As \(\psi (\zeta )=U(\zeta )\mathrm{e}^{-\psi (\zeta )}\), eq. (A18) can be written as

$$\begin{aligned} \psi (\zeta )=\lim \limits _{x\rightarrow \infty } \left( {U(\zeta )\frac{\phi (x,U(\zeta ))}{\phi (x+1,U(\zeta ))}} \right) . \end{aligned}$$

(A19)

More explicitly,

$$\begin{aligned} \begin{array}{l} \psi (\zeta )=\mathrm{trans}_{+} \left( {U(\zeta )} \right) \\ \quad =\lim \limits _{x\rightarrow \infty } \left( {U(\zeta )\frac{\sum \nolimits _{n=0}^{[x]} {\frac{(U(\zeta ))^{n}(x-n)^{n}}{n!}} }{\sum \nolimits _{n=0}^{[x+1]} {\frac{(U(\zeta ))^{n}(x+1-n)^{n}}{n!}} }} \right) \\ \end{array}. \end{aligned}$$

(A20)

Equation (A20) defines a new special function namely, \(\mathrm{trans}_{+} (U(\zeta ))\). The essential part of STFT is the existence of eq. (A16). It is clear that by applying unique solution principle, we have eq. (A16). Thus, it is proved that eq. (A1) is the solution to eq. (1).
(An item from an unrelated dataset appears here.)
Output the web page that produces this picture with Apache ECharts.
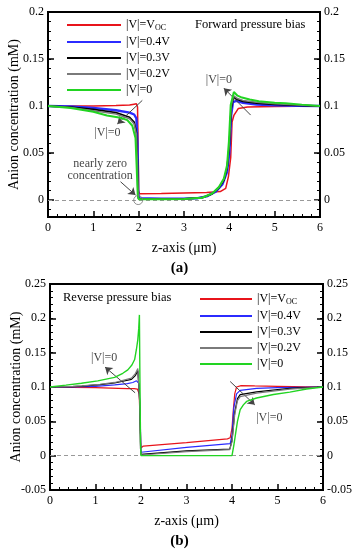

To illustrate the application of STFT, let us consider the following transcendental equation as a mathematical example:

$$\begin{aligned} x=\ln (y)+y. \end{aligned}$$

(A21)

Taking exponential on both sides of eq. (A21), we have

$$\begin{aligned} \mathrm{e}^{x}=y\mathrm{e}^{y}. \end{aligned}$$

(A22)

We can rewrite eq. (A22) as

$$\begin{aligned} y=\mathrm{e}^{x}\mathrm{e}^{-y}. \end{aligned}$$

(A23)

Equation (A23) takes the form of eq. (1) and hence by the application of STFT, for \(\mathrm{e}^{x}\in R\), we have the analytical closed-form solution of eq. (A21) as

$$\begin{aligned} y= & {} \mathrm{trans}_{+} (\mathrm{e}^{x}) \nonumber \\= & {} \lim \limits _{M\rightarrow \infty } \left( {\mathrm{e}^{x}\left( {\frac{\sum \nolimits _{n=0}^{[M]} {(\mathrm{e}^{x})^{n}\frac{(M-n)^{n}}{n!}} }{\sum \nolimits _{n=0}^{[M+1]} {(\mathrm{e}^{x})^{n}\frac{(M+1-n)^{n}}{n!}} }} \right) } \right) , \end{aligned}$$

(A24)

where [M] is the greatest integer less than or equal to M. Equation (A24) is a new special function that gives explicit analytical solution to eq. (A21).